One warning: eDPI only compares within the same game. Each title converts mouse counts to degrees with its own yaw constant (Valorant 0.07°, CS2 and Apex 0.022°, Overwatch 2 0.0066° per count), so 400 eDPI is a nimble 32.7 cm-per-360 in Valorant but a huge 104 cm in CS2. Across games, match the cm/360 row instead. For reference, commonly cited pro ranges sit roughly at 150–400 eDPI in Valorant and 600–1,200 in CS2.
How it’s calculated
eDPI = mouse DPI × in-game sensitivity (rounded to 0.1). Equivalent sensitivity at a new DPI = eDPI ÷ new DPI, which preserves aim exactly within the same game. The cm-per-360° row uses each game's mouse yaw constant — degrees turned per mouse count at sens 1 (Valorant 0.07°, CS2/CS:GO/Apex 0.022°, Overwatch 2 0.0066°): cm/360 = 360 × 2.54 ÷ (DPI × sens × yaw).
Results update as you type and are estimates, not professional advice — verify important decisions with a qualified professional.
Common mistakes
- Comparing eDPI across games — Valorant's yaw (0.07°/count) is about 3.18× CS2's (0.022°), so 400 eDPI in Valorant turns like roughly 1,273 eDPI in CS2. Match cm/360 instead.
- Changing DPI without rescaling sens — moving 800 → 1,600 DPI doubles your eDPI unless you halve the in-game sensitivity.
- Copying a pro's sensitivity but not their DPI — sens alone means nothing; only the DPI × sens product transfers.
Frequently asked questions
What is eDPI?
Effective DPI: your mouse DPI multiplied by in-game sensitivity.

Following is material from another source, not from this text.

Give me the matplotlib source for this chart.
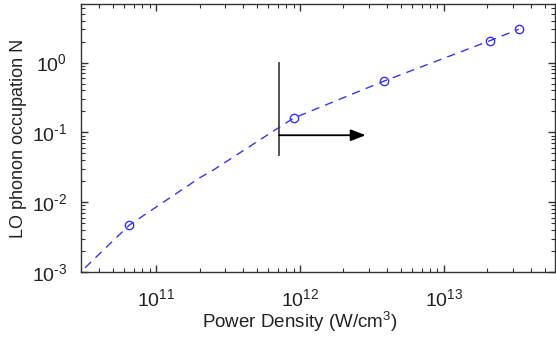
import numpy as np
import matplotlib
matplotlib.use('Agg')
import matplotlib.pyplot as plt
from matplotlib.ticker import FuncFormatter

# curve through the data (log-log), markers only on measured points
power = [3.2e10, 6.5e10, 2.0e11, 2.5e11, 7.1e11, 9.0e11, 3.8e12, 2.1e13, 3.3e13]
occupation = [1.15e-3, 4.7e-3, 0.0223, 0.029, 0.117, 0.16, 0.54, 2.07, 3.0]
marker_idx = [1, 5, 6, 7, 8]

threshold_x = 7.14e11
threshold_y = [0.048, 1.0]
arrow_y = 0.091
arrow_end = 2.85e12

plt.rcParams['font.family'] = ['Liberation Sans', 'DejaVu Sans']
plt.rcParams['mathtext.fontset'] = 'custom'
plt.rcParams['mathtext.rm'] = 'Liberation Sans'
plt.rcParams['mathtext.it'] = 'Liberation Sans'
plt.rcParams['mathtext.default'] = 'regular'


def pow10(v, pos):
    e = int(round(np.log10(v)))
    if e < 0:
        return r'$10^{\text{-}%d}$' % (-e)
    return r'$10^{%d}$' % e


fig = plt.figure(figsize=(5.56, 3.39), dpi=100)
ax = fig.add_axes([81 / 556, 1 - 272 / 339, (555 - 81) / 556, (272 - 4) / 339])

ax.plot(power, occupation, '--', color='#3333ff', lw=1.0, dashes=(6, 4.5),
        marker='o', markevery=marker_idx, markersize=6, markerfacecolor='none',
        markeredgecolor='#3333ff', markeredgewidth=1.0)

ax.plot([threshold_x, threshold_x], threshold_y, color='#444444', lw=1.3)
ax.annotate('', xy=(arrow_end, arrow_y), xytext=(threshold_x, arrow_y),
            arrowprops=dict(arrowstyle='-|>,head_length=0.9,head_width=0.35',
                            color='black', lw=1.3, shrinkA=0, shrinkB=0))

ax.set_xscale('log')
ax.set_yscale('log')
ax.set_xlim(3.0e10, 5.9e13)
ax.set_ylim(1e-3, 6.9)
ax.xaxis.set_major_formatter(FuncFormatter(pow10))
ax.yaxis.set_major_formatter(FuncFormatter(pow10))

for s in ax.spines.values():
    s.set_color('#333333')
    s.set_linewidth(1.0)

ax.tick_params(which='both', direction='in', top=True, right=True, color='#333333')
ax.tick_params(which='major', length=5, width=1.0, labelsize=14, labelcolor='#222222')
ax.tick_params(which='minor', length=3, width=0.8)
ax.tick_params(axis='x', which='major', pad=12)
ax.tick_params(axis='y', which='major', pad=10)

ax.set_xlabel('Power Density (W/cm$^3$)', fontsize=13.5, color='#222222')
ax.set_ylabel('LO phonon occupation N', fontsize=13, color='#222222')
ax.xaxis.set_label_coords((300 - 81) / 474, -(310 - 272) / 268)
ax.yaxis.set_label_coords(-(81 - 27) / 474, 0.5)

fig.savefig('out.png', dpi=100)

It is the single number that describes true sensitivity, so 400 DPI at sens 2 and 1,600 DPI at sens 0.5 aim identically — both are 800 eDPI.
How do I calculate eDPI?
Multiply mouse DPI by in-game sensitivity: 800 × 0.5 = 400 eDPI. To keep the same feel at a new DPI, divide your eDPI by it: 400 ÷ 1,600 = sens 0.25.
What is a good eDPI for Valorant?
Commonly cited pro settings cluster roughly between 150 and 400 eDPI. At 280 eDPI a full 360° turn takes about 46.7 cm of pad; start mid-range and adjust for your pad size and role.
Is higher or lower eDPI better?
Neither is objectively better. Lower eDPI favors precise micro-adjustments at the cost of bigger arm movements; higher eDPI turns faster for close-range tracking. Consistency beats chasing a number.
Does eDPI transfer between games?
No — each game has its own yaw constant, so the same eDPI turns different amounts. 400 eDPI is 32.7 cm per 360° in Valorant but about 104 cm in CS2; convert by matching cm/360.